Answer with a single number: the count of lines that hold "script".

--- PROVIDED DATA ---

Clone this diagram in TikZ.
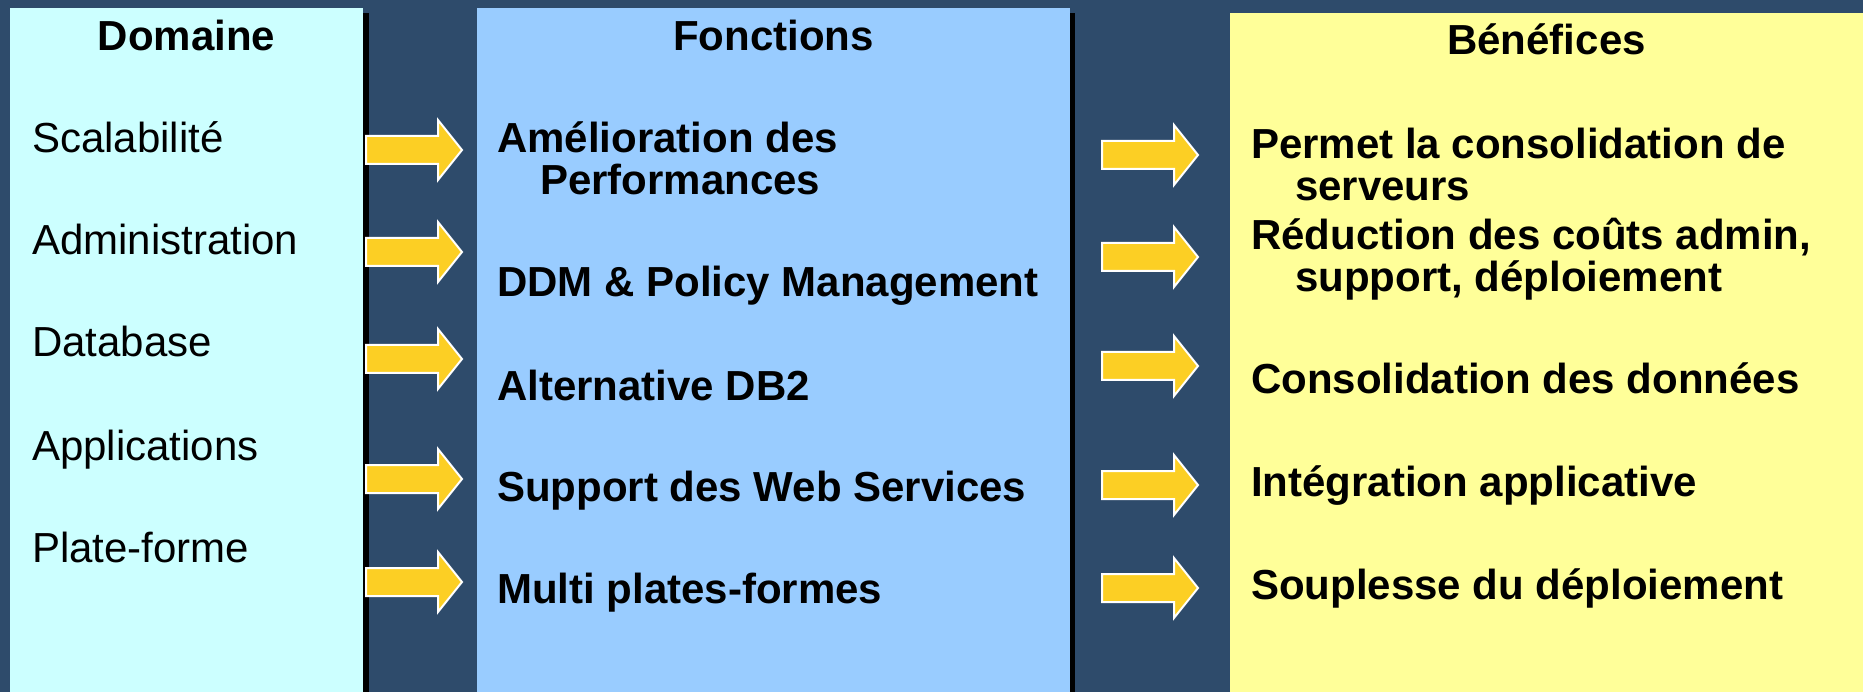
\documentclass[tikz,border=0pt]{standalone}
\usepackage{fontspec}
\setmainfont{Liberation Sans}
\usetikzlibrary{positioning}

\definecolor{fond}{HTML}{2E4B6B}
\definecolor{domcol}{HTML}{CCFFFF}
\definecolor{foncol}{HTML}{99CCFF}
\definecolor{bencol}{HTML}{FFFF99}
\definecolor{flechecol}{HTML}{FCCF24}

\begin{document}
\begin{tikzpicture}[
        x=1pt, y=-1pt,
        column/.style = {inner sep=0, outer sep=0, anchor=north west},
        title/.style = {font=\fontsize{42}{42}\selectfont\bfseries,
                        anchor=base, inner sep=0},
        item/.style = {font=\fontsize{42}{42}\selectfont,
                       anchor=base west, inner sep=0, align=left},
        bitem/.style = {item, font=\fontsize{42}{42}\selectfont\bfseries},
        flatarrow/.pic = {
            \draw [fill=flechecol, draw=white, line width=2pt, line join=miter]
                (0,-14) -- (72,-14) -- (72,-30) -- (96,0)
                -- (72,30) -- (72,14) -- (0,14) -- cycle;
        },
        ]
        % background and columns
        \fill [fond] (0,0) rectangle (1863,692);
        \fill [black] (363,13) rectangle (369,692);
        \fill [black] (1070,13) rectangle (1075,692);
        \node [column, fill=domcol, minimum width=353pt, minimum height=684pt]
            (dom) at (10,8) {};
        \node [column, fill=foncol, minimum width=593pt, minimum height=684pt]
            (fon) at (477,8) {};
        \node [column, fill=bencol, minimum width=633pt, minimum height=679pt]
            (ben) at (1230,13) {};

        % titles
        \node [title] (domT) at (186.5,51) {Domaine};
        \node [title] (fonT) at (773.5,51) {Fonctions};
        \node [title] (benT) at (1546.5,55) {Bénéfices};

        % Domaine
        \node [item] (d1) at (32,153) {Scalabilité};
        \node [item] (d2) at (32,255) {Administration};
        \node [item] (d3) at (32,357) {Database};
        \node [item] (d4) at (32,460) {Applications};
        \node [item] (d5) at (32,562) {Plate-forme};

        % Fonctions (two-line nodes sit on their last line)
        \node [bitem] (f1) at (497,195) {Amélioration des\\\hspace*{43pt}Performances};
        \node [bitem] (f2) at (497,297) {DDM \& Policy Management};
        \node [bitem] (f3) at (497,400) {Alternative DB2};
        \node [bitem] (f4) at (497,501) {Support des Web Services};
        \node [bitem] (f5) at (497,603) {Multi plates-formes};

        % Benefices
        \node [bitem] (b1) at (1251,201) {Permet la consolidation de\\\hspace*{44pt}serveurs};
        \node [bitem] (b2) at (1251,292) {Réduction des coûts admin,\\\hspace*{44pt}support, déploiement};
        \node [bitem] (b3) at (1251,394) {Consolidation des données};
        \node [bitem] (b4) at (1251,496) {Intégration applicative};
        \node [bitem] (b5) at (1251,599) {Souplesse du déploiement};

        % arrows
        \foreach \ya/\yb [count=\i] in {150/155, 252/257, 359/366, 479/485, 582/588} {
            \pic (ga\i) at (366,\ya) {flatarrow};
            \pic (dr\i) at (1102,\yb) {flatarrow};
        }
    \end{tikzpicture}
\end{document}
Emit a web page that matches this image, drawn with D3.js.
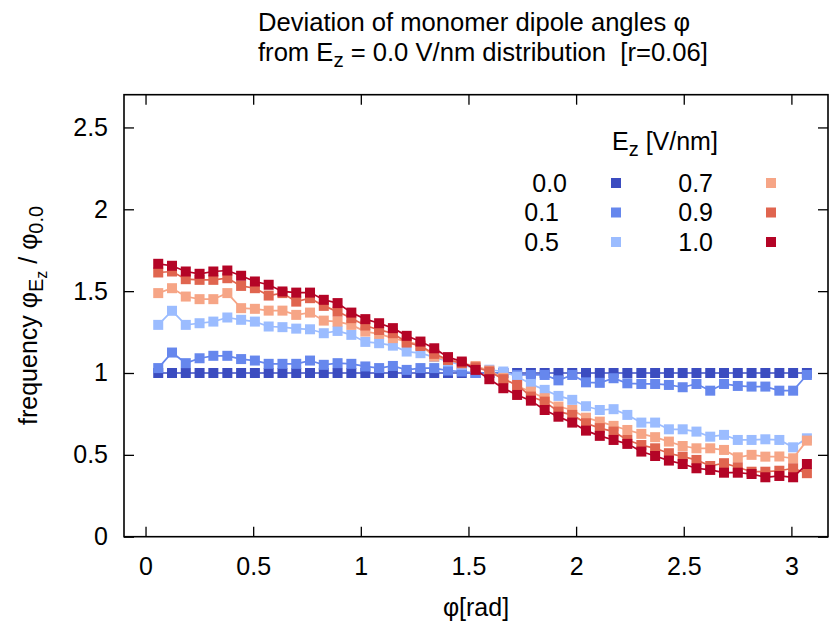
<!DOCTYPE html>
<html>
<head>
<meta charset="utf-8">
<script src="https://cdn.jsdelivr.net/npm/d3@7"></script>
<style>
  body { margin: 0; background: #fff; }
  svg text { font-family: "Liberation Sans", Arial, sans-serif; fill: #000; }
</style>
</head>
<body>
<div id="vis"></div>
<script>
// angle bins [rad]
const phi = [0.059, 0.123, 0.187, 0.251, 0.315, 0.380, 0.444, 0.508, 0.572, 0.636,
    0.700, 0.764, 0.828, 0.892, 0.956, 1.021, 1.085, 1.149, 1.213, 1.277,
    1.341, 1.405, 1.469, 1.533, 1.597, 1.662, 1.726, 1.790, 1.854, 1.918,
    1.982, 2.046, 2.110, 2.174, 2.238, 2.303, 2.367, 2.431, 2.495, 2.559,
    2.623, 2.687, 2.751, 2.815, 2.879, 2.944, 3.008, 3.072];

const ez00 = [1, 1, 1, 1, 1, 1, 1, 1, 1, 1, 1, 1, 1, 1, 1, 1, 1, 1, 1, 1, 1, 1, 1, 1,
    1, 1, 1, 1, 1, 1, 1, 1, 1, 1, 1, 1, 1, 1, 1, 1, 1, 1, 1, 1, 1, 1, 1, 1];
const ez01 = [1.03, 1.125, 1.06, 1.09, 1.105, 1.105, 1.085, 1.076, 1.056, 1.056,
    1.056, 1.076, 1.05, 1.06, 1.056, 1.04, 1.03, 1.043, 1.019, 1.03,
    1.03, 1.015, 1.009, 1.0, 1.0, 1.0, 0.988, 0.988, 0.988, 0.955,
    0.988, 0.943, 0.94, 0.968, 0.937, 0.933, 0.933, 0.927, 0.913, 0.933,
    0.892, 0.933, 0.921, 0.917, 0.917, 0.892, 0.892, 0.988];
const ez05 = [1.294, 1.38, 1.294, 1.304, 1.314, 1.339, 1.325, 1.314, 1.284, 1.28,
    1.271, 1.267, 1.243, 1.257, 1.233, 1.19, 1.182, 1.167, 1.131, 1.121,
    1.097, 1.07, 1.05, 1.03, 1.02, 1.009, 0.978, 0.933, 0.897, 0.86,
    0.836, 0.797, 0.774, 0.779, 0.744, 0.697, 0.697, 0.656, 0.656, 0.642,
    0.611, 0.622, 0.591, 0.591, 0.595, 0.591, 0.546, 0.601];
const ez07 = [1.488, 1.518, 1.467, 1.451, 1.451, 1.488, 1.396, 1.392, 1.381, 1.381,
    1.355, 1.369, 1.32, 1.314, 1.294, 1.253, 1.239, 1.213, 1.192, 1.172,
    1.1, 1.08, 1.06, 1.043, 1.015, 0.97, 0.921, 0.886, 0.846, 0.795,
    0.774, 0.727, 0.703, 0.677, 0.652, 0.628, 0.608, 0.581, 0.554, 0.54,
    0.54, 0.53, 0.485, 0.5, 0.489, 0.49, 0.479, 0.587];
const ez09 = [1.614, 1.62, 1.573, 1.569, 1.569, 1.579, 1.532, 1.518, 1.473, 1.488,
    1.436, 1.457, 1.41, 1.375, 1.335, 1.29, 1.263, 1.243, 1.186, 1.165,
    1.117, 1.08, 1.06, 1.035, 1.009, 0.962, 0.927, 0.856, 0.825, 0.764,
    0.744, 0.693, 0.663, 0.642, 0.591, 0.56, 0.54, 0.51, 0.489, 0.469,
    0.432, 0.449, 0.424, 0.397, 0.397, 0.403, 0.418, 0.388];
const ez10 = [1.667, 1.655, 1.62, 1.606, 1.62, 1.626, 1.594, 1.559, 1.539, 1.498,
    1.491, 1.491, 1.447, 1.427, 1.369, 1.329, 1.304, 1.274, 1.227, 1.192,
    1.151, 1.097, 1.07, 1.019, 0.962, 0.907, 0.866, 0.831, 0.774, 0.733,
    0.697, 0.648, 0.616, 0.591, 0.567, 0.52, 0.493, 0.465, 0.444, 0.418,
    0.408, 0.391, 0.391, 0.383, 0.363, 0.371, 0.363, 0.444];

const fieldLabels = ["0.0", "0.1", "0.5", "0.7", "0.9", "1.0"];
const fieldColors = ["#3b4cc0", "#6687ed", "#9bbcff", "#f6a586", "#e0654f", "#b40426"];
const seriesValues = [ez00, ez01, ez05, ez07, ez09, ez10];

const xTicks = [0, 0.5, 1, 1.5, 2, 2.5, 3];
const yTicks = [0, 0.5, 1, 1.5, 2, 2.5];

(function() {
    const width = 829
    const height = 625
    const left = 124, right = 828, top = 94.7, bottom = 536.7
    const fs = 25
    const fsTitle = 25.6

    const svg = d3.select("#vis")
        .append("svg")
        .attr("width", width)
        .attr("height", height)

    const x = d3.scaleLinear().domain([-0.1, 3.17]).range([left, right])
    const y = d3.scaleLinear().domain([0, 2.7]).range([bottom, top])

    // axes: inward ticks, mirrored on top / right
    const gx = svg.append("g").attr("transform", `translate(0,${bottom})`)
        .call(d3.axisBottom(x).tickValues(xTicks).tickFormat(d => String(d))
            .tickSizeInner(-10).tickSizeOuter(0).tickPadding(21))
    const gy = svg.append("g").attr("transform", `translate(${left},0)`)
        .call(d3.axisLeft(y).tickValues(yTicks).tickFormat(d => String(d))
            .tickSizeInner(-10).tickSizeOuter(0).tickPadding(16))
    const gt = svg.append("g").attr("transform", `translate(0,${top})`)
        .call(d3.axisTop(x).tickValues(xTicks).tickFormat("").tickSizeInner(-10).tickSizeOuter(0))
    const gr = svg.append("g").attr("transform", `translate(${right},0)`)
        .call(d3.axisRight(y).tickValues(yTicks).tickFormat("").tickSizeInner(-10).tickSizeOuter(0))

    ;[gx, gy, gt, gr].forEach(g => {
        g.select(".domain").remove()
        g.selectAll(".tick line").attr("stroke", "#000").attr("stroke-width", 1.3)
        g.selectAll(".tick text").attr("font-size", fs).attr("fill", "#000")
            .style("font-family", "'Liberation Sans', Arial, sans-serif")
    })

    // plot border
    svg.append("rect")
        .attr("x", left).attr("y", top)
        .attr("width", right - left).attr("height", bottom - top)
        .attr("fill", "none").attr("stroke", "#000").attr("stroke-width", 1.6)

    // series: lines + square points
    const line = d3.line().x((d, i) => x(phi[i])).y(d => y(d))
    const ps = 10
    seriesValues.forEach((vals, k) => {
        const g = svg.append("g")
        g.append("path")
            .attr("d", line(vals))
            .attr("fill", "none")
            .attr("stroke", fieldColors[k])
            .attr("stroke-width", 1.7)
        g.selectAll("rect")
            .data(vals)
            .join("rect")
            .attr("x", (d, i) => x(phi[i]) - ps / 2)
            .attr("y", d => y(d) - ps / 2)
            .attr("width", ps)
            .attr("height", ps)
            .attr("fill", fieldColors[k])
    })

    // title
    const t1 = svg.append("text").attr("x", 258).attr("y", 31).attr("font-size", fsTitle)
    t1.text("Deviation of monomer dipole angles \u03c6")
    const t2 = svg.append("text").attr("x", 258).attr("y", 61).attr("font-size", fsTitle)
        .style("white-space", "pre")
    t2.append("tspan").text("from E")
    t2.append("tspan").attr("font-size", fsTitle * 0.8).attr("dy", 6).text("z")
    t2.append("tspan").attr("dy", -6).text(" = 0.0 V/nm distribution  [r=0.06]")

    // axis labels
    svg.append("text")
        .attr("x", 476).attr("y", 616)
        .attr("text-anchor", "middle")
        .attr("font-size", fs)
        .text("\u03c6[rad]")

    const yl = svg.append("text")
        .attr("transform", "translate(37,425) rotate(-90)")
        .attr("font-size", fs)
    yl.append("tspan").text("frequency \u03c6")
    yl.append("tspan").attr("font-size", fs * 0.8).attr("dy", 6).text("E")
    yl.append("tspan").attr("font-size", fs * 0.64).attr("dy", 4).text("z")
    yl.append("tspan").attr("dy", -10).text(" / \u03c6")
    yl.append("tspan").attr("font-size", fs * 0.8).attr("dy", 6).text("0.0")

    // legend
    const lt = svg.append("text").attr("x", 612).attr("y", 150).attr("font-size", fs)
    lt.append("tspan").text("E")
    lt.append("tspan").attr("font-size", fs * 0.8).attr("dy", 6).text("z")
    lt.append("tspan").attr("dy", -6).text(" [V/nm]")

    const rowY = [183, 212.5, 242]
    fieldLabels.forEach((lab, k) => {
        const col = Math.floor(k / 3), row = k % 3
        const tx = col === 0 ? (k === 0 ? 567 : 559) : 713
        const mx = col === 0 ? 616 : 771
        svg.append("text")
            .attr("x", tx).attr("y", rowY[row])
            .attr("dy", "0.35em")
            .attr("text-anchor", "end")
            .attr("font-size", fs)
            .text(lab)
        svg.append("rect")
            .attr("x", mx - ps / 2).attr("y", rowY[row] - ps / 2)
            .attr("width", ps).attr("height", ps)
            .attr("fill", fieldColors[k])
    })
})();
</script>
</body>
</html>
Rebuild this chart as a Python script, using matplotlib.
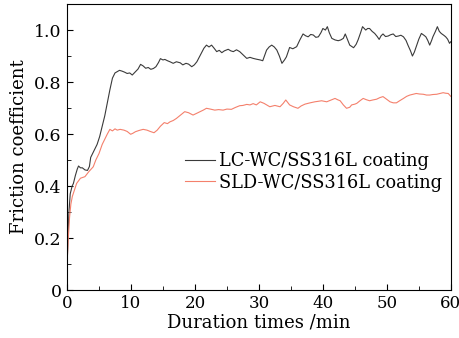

---

◆ **ANSWER TO THIS EXERCISE**
4